Note on using the Variance parameter

High variance increases uncertainty and leads to more latency. Less variance requires your audio to be more precise (pitch wise) and leads to more reactivity.

As a consequence, on instruments with keys, (where pitches are more or less always tuned) you’d want to avoid using high variance. On the contrary, on strings you wouldn’t want to use very low variance (for obvious reasons).

From experience, some wind instruments will warm up during performance and get slightly detuned (especially if your piece is long). This is when variance is useful. We have lived this many times in performances of … Explosante-Fixe … by Boulez following the flute non-stop for 40 minutes.

When you use micro-tonals (which is your case), you’d want to reduce the variance so that Antescofo can distinguish between adjacent pitches.

In practice, we have found that the default value of 0.3 is good enough for most situations.

Let us know if you have any other issues and sorry for my late response.

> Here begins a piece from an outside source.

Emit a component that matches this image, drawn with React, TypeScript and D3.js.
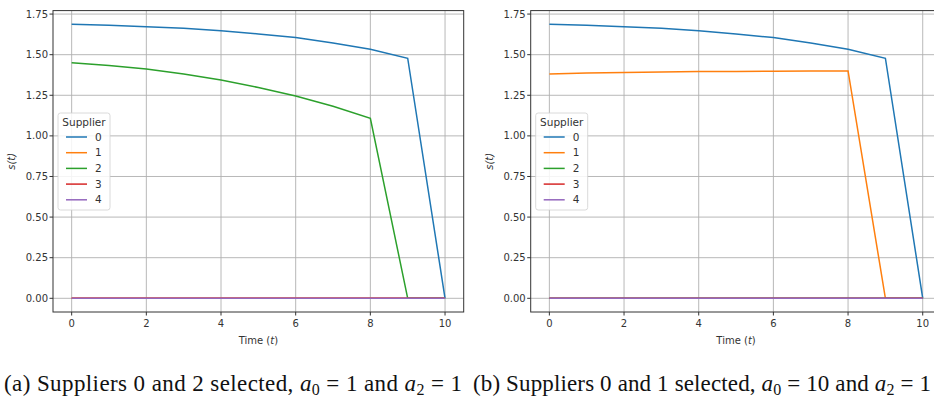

Arshia, thank you very much for these valuable insights. It’s evident for the ears that a synthesized flute is a rather poor imitation of the real thing, but I didn’t imagine that the coarse spectral transitions could be problematic in score following. Regarding variance, it’s puzzling at first but plausible then that it also affects latency. This leads me to another question: Could it make sense to change the variance value for a section of a score or a passage, according to the musical context? Generally, I think, it’s better to tolerate eventual intonation errors than to risk missed notes; but sometimes low latency is more important.

@KYL: It totally makes sense to change the variance value even in the middle of the piece! For example, if you have specific microtonal sections, you’d rather want to tighten the variance only on those sections and leave more tolerance elsewhere.

Note that changing the variance inside the score, will change the variance of events from that point on in the Antescofo score.